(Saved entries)
☆ ☆ ☆ ☆ ☆

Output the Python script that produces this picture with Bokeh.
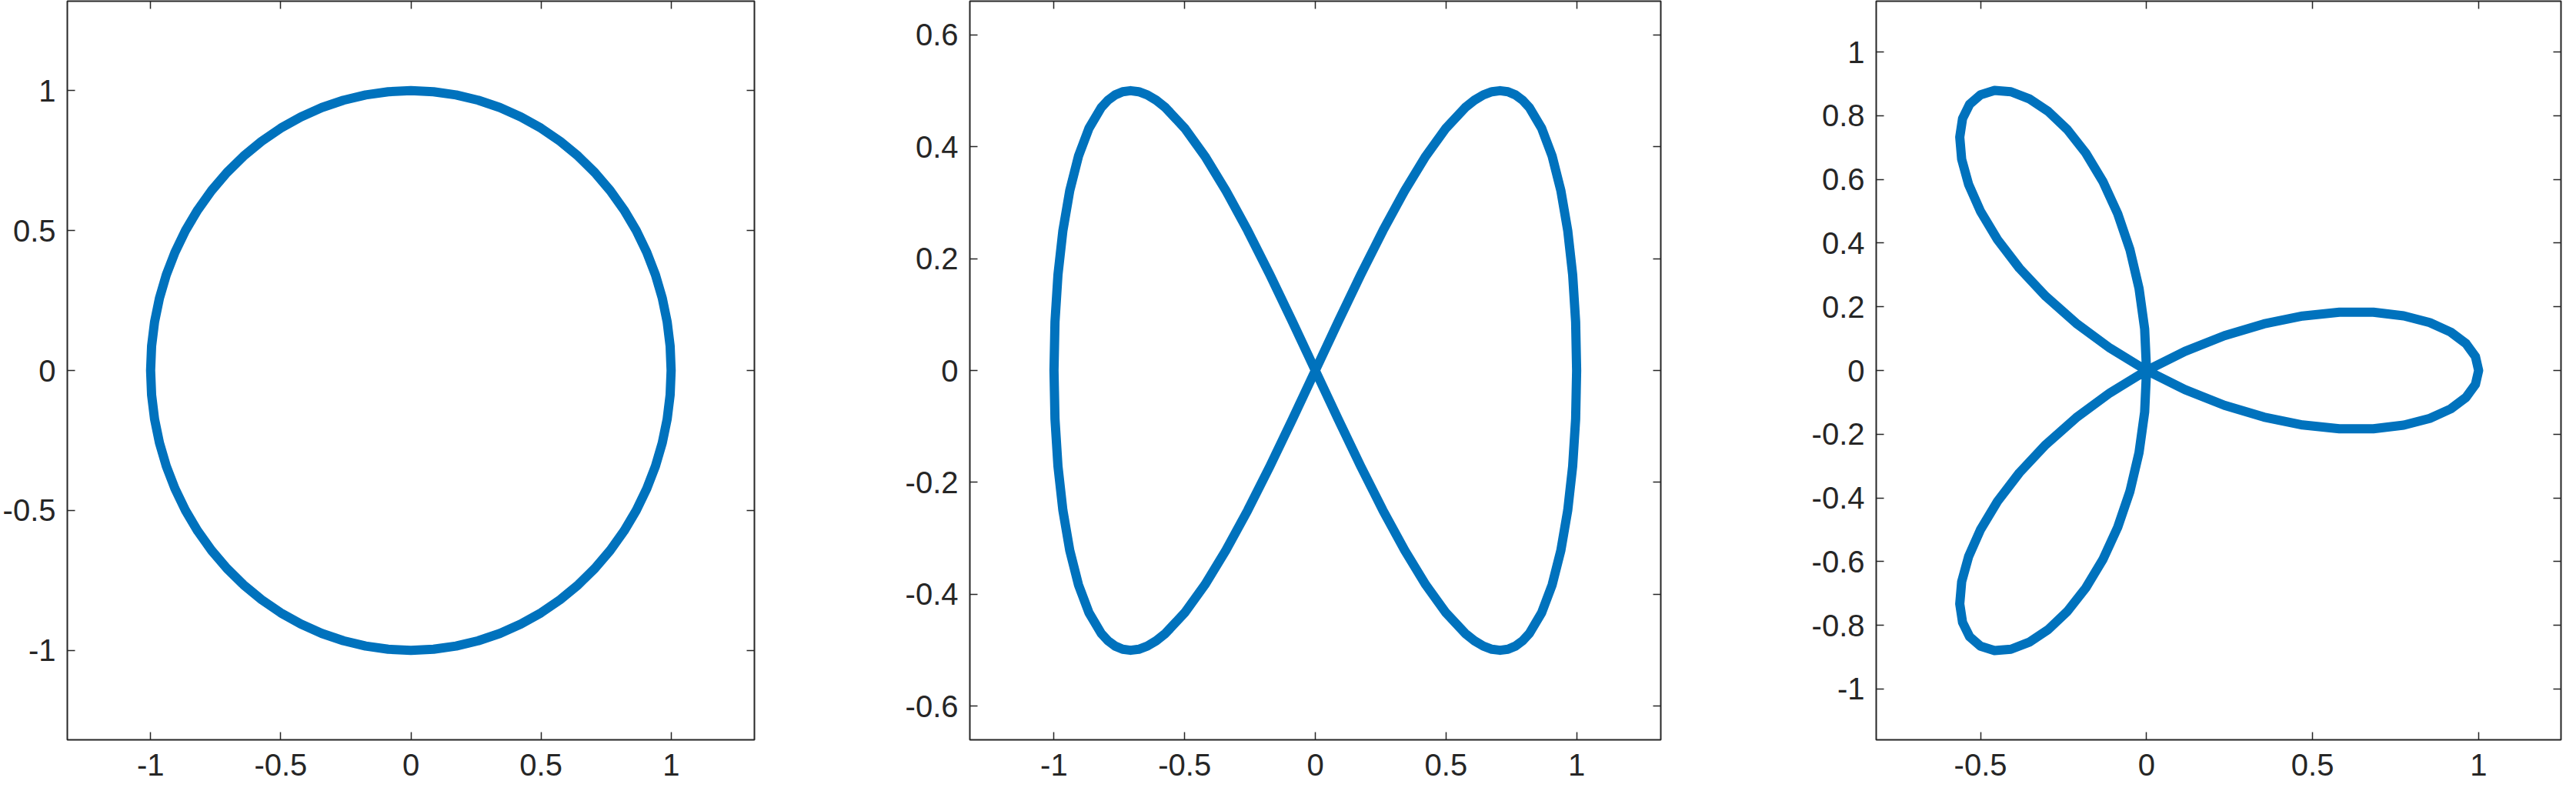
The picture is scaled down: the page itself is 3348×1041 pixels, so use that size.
from bokeh.plotting import figure
from bokeh.layouts import row
from bokeh.models import FixedTicker, LinearAxis, NumeralTickFormatter, Range1d
from bokeh.embed import file_html
from bokeh.resources import INLINE

# ---------------- data ----------------
# panel 1: circle
circle_x = [1, .99619, .98481, .96593, .93969, .90631, .86603, .81915, .76604, .70711, .64279, .57358, .5, .42262, .34202, .25882, .17365, .08716, 0,
            -.08716, -.17365, -.25882, -.34202, -.42262, -.5, -.57358, -.64279, -.70711, -.76604, -.81915, -.86603, -.90631, -.93969, -.96593, -.98481, -.99619, -1,
            -.99619, -.98481, -.96593, -.93969, -.90631, -.86603, -.81915, -.76604, -.70711, -.64279, -.57358, -.5, -.42262, -.34202, -.25882, -.17365, -.08716, 0,
            .08716, .17365, .25882, .34202, .42262, .5, .57358, .64279, .70711, .76604, .81915, .86603, .90631, .93969, .96593, .98481, .99619, 1]
circle_y = [0, .08716, .17365, .25882, .34202, .42262, .5, .57358, .64279, .70711, .76604, .81915, .86603, .90631, .93969, .96593, .98481, .99619, 1,
            .99619, .98481, .96593, .93969, .90631, .86603, .81915, .76604, .70711, .64279, .57358, .5, .42262, .34202, .25882, .17365, .08716, 0,
            -.08716, -.17365, -.25882, -.34202, -.42262, -.5, -.57358, -.64279, -.70711, -.76604, -.81915, -.86603, -.90631, -.93969, -.96593, -.98481, -.99619, -1,
            -.99619, -.98481, -.96593, -.93969, -.90631, -.86603, -.81915, -.76604, -.70711, -.64279, -.57358, -.5, -.42262, -.34202, -.25882, -.17365, -.08716, 0]

# panel 2: figure eight
eight_x = [0, .08716, .17365, .25882, .34202, .42262, .5, .57358, .60876, .64279, .67559, .70711, .73728, .76604, .79335, .81915, .86603, .90631, .93969, .96593, .98481, .99619, 1,
           .99619, .98481, .96593, .93969, .90631, .86603, .81915, .79335, .76604, .73728, .70711, .67559, .64279, .60876, .57358, .5, .42262, .34202, .25882, .17365, .08716, 0,
           -.08716, -.17365, -.25882, -.34202, -.42262, -.5, -.57358, -.60876, -.64279, -.67559, -.70711, -.73728, -.76604, -.79335, -.81915, -.86603, -.90631, -.93969, -.96593, -.98481, -.99619, -1,
           -.99619, -.98481, -.96593, -.93969, -.90631, -.86603, -.81915, -.79335, -.76604, -.73728, -.70711, -.67559, -.64279, -.60876, -.57358, -.5, -.42262, -.34202, -.25882, -.17365, -.08716, 0]
eight_y = [0, .08682, .17101, .25, .32139, .38302, .43301, .46985, .48296, .4924, .4981, .5, .4981, .4924, .48296, .46985, .43301, .38302, .32139, .25, .17101, .08682, 0,
           -.08682, -.17101, -.25, -.32139, -.38302, -.43301, -.46985, -.48296, -.4924, -.4981, -.5, -.4981, -.4924, -.48296, -.46985, -.43301, -.38302, -.32139, -.25, -.17101, -.08682, 0,
           .08682, .17101, .25, .32139, .38302, .43301, .46985, .48296, .4924, .4981, .5, .4981, .4924, .48296, .46985, .43301, .38302, .32139, .25, .17101, .08682, 0,
           -.08682, -.17101, -.25, -.32139, -.38302, -.43301, -.46985, -.48296, -.4924, -.4981, -.5, -.4981, -.4924, -.48296, -.46985, -.43301, -.38302, -.32139, -.25, -.17101, -.08682, 0]

# panel 3: three-petal rose, one list per petal
petal_right_x = [0, .11578, .23457, .35355, .46985, .58059, .68301, .77455, .85288, .91597, .96225, .9905, 1,
                 .9905, .96225, .91597, .85288, .77455, .68301, .58059, .46985, .35355, .23457, .11578, 0]
petal_right_y = [0, -.06027, -.10938, -.14645, -.17101, -.18306, -.18301, -.17171, -.15039, -.12059, -.08419, -.04325, 0,
                 .04325, .08419, .12059, .15039, .17171, .18301, .18306, .17101, .14645, .10938, .06027, 0]
petal_upper_x = [0, -.00569, -.02257, -.04995, -.08683, -.13176, -.18301, -.23857, -.2962, -.35356, -.40822, -.45779, -.5,
                 -.53271, -.55404, -.56242, -.55668, -.53599, -.5, -.44884, -.38303, -.30361, -.21201, -.11009, 0]
petal_upper_y = [0, .13041, .25784, .37942, .49241, .59434, .68302, .75664, .81382, .85356, .87544, .87943, .86603,
                 .83617, .79124, .73296, .66342, .58492, .5, .41128, .32139, .23296, .14846, .07013, 0]
petal_lower_x = [0, -.00569, -.02257, -.04995, -.08683, -.13176, -.18301, -.23857, -.2962, -.35356, -.40822, -.45779, -.5,
                 -.53271, -.55404, -.56242, -.55668, -.53599, -.5, -.44884, -.38303, -.30361, -.21201, -.11009, 0]
petal_lower_y = [0, -.13041, -.25784, -.37942, -.49241, -.59434, -.68302, -.75664, -.81382, -.85356, -.87544, -.87943, -.86603,
                 -.83617, -.79124, -.73296, -.66342, -.58492, -.5, -.41128, -.32139, -.23296, -.14846, -.07013, 0]

# axis limits
p1_xlim = [-1.32, 1.32]
p1_ylim = [-1.32, 1.32]
p2_xlim = [-1.322, 1.322]
p2_ylim = [-0.66, 0.66]
p3_xlim = [-0.814, 1.248]
p3_ylim = [-1.16, 1.16]

# ticks and tick labels
p1_xticks = [-1, -0.5, 0, 0.5, 1]
p1_xlabels = ["-1", "-0.5", "0", "0.5", "1"]
p1_yticks = [-1, -0.5, 0, 0.5, 1]
p1_ylabels = ["-1", "-0.5", "0", "0.5", "1"]
p2_xticks = [-1, -0.5, 0, 0.5, 1]
p2_xlabels = ["-1", "-0.5", "0", "0.5", "1"]
p2_yticks = [-0.6, -0.4, -0.2, 0, 0.2, 0.4, 0.6]
p2_ylabels = ["-0.6", "-0.4", "-0.2", "0", "0.2", "0.4", "0.6"]
p3_xticks = [-0.5, 0, 0.5, 1]
p3_xlabels = ["-0.5", "0", "0.5", "1"]
p3_yticks = [-1, -0.8, -0.6, -0.4, -0.2, 0, 0.2, 0.4, 0.6, 0.8, 1]
p3_ylabels = ["-1", "-0.8", "-0.6", "-0.4", "-0.2", "0", "0.2", "0.4", "0.6", "0.8", "1"]

# ---------------- styling ----------------
LINE_COLOR = "#0072BD"
AX_COLOR = "#262626"
FONT = "Liberation Sans"
FONT_SIZE = "40px"
H = 1024
TOP = 1
BOTTOM = 63
RIGHT = 2


def style_main_axis(ax, ticks, labels, standoff):
    ax.ticker = FixedTicker(ticks=ticks)
    ax.formatter = NumeralTickFormatter(format="0.[0]")
    ax.major_label_overrides = dict(zip(ticks, labels))
    ax.major_tick_in = 10
    ax.major_tick_out = 0
    ax.major_tick_line_color = AX_COLOR
    ax.major_tick_line_width = 1.5
    ax.minor_tick_line_color = None
    ax.axis_line_color = None
    ax.major_label_text_font = FONT
    ax.major_label_text_font_size = FONT_SIZE
    ax.major_label_text_color = AX_COLOR
    ax.major_label_text_font_style = "normal"
    ax.major_label_standoff = standoff


def mirror_axis(ticks):
    ax = LinearAxis(ticker=FixedTicker(ticks=ticks))
    ax.major_tick_in = 10
    ax.major_tick_out = 0
    ax.major_tick_line_color = AX_COLOR
    ax.major_tick_line_width = 1.5
    ax.minor_tick_line_color = None
    ax.axis_line_color = None
    ax.major_label_text_color = None
    ax.major_label_text_font_size = "1px"
    ax.major_label_standoff = 0
    return ax


def panel(xs, ys, xlim, ylim, xt, xl, yt, yl, left, frame_w):
    p = figure(width=left + frame_w + RIGHT, height=H,
               x_range=Range1d(start=xlim[0], end=xlim[1]),
               y_range=Range1d(start=ylim[0], end=ylim[1]),
               output_backend="svg", toolbar_location=None, tools="",
               min_border_left=left, min_border_right=RIGHT,
               min_border_top=TOP, min_border_bottom=BOTTOM)
    p.grid.visible = False
    p.outline_line_color = AX_COLOR
    p.outline_line_width = 2
    p.background_fill_color = "white"
    p.border_fill_color = "white"
    style_main_axis(p.xaxis[0], xt, xl, 18)
    style_main_axis(p.yaxis[0], yt, yl, 15)
    p.add_layout(mirror_axis(xt), "above")
    p.add_layout(mirror_axis(yt), "right")
    p.multi_line(xs=xs, ys=ys, line_color=LINE_COLOR, line_width=12,
                 line_join="round", line_cap="round")
    return p


p1 = panel([circle_x], [circle_y], p1_xlim, p1_ylim,
           p1_xticks, p1_xlabels, p1_yticks, p1_ylabels, 84, 896)
p2 = panel([eight_x], [eight_y], p2_xlim, p2_ylim,
           p2_xticks, p2_xlabels, p2_yticks, p2_ylabels, 278, 898)
p3 = panel([petal_right_x, petal_upper_x, petal_lower_x],
           [petal_right_y, petal_upper_y, petal_lower_y], p3_xlim, p3_ylim,
           p3_xticks, p3_xlabels, p3_yticks, p3_ylabels, 278, 890)

layout = row(p1, p2, p3, spacing=0)
open("out.html", "w").write(file_html(layout, INLINE))
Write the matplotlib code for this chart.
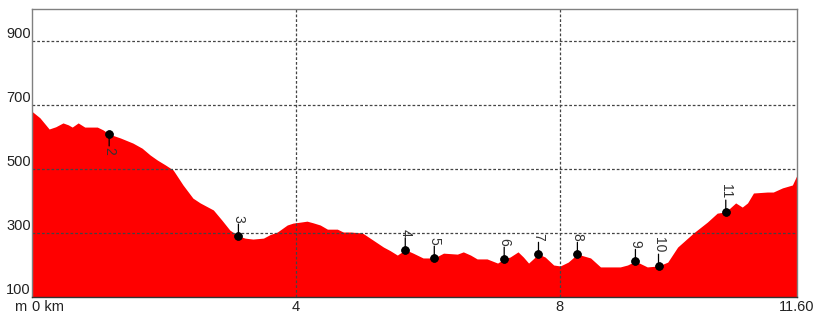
import matplotlib
matplotlib.use("Agg")
import matplotlib.pyplot as plt

plt.rcParams['font.family'] = ['Liberation Sans', 'DejaVu Sans']

# profil: distance (km) / altitude (m)
dist_km = [0.00, 0.12, 0.26, 0.36, 0.47, 0.55, 0.61, 0.70, 0.80, 0.99, 1.08, 1.17,
           1.34, 1.53, 1.67, 1.79, 1.90, 2.02, 2.14, 2.29, 2.44, 2.55, 2.75, 2.88,
           3.00, 3.13, 3.23, 3.35, 3.51, 3.61, 3.72, 3.87, 3.96, 4.07, 4.17, 4.26,
           4.37, 4.48, 4.63, 4.72, 4.83, 5.01, 5.17, 5.33, 5.43, 5.54, 5.66, 5.78,
           5.93, 6.10, 6.24, 6.45, 6.54, 6.65, 6.75, 6.90, 7.06, 7.16, 7.25, 7.37,
           7.45, 7.53, 7.68, 7.78, 7.91, 8.01, 8.13, 8.27, 8.47, 8.62, 8.92, 9.03,
           9.15, 9.33, 9.50, 9.64, 9.79, 10.03, 10.24, 10.39, 10.52, 10.67, 10.77,
           10.85, 10.94, 11.15, 11.24, 11.38, 11.53, 11.60]
alt_m = [680, 660, 625, 632, 644, 638, 631, 644, 631, 631, 622, 609,
         597, 581, 565, 544, 528, 513, 497, 450, 409, 394, 372, 340,
         309, 291, 284, 281, 284, 295, 303, 325, 331, 334, 337, 332,
         325, 312, 312, 303, 303, 300, 278, 256, 245, 231, 248, 237,
         222, 222, 237, 234, 241, 231, 219, 219, 206, 219, 225, 241,
         225, 206, 234, 225, 200, 197, 209, 234, 222, 194, 194, 200,
         212, 194, 197, 209, 256, 300, 334, 362, 366, 394, 381,
         394, 425, 428, 428, 441, 450, 481]

# points de passage
wp_names = ['2', '3', '4', '5', '6', '7', '8', '9', '10', '11']
wp_km = [1.17, 3.13, 5.66, 6.10, 7.16, 7.68, 8.27, 9.15, 9.50, 10.52]
wp_alt = [609, 291, 248, 222, 219, 234, 234, 212, 197, 366]

yticks = [100, 300, 500, 700, 900]
xticks = [0, 4, 8, 11.6]
xlabels = ['0 km', '4', '8', '11.60']

fig = plt.figure(figsize=(8.17, 3.13), dpi=100)
ax = fig.add_axes([32/817, 16/313, 765/817, 288/313])

ax.fill_between(dist_km, alt_m, 100, color='#ff0000', lw=0, zorder=1)
ax.set_xlim(0, 11.6)
ax.set_ylim(100, 1000)

for y in yticks[1:]:
    ax.axhline(y, color='#444444', lw=0.9, dashes=(2.2, 1.6), zorder=2)
for x in xticks[1:3]:
    ax.axvline(x, color='#444444', lw=0.9, dashes=(2.2, 1.6), zorder=2)

for name, x, y in zip(wp_names, wp_km, wp_alt):
    down = name == '2'
    off = -8.5 if down else 8.5
    ax.plot([x, x], [y, y], 'o', color='black', ms=5, zorder=4)
    ax.annotate('', xy=(x, y), xytext=(0, off), textcoords='offset points',
                arrowprops=dict(arrowstyle='-', color='black', lw=0.9,
                                shrinkA=0, shrinkB=0), zorder=3)
    ax.annotate(name, xy=(x, y), xytext=(0, off + (-1 if down else 1)),
                textcoords='offset points', rotation=-90, ha='center',
                va='top' if down else 'bottom', fontsize=10, color='#333333')

ax.set_yticks(yticks)
ax.set_xticks(xticks)
ax.set_xticklabels(xlabels)
ax.tick_params(length=0, labelsize=10.5, colors='#222222')
ax.tick_params(axis='y', pad=1)
ax.tick_params(axis='x', pad=2)
plt.setp(ax.get_yticklabels(), va='bottom')
labs = ax.get_xticklabels()
labs[0].set_ha('left')
ax.text(-0.0075, -0.012, 'm', transform=ax.transAxes, ha='right', va='top',
        fontsize=10.5, color='#222222')

for s in ax.spines.values():
    s.set_color('#808080')
    s.set_linewidth(1)
ax.spines['bottom'].set_color('#333333')

fig.savefig('out.png', dpi=100)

☆ ☆ ☆ ☆ ☆

WHAT YOU SHOULD DO: Leave out any pictures, please, and quote only the lines from the top of the data through the line that contains "from bokeh.resources import INLINE".

COMPLETED EXERCISE:
Output the Python script that produces this picture with Bokeh.
The picture is scaled down: the page itself is 3348×1041 pixels, so use that size.
from bokeh.plotting import figure
from bokeh.layouts import row
from bokeh.models import FixedTicker, LinearAxis, NumeralTickFormatter, Range1d
from bokeh.embed import file_html
from bokeh.resources import INLINE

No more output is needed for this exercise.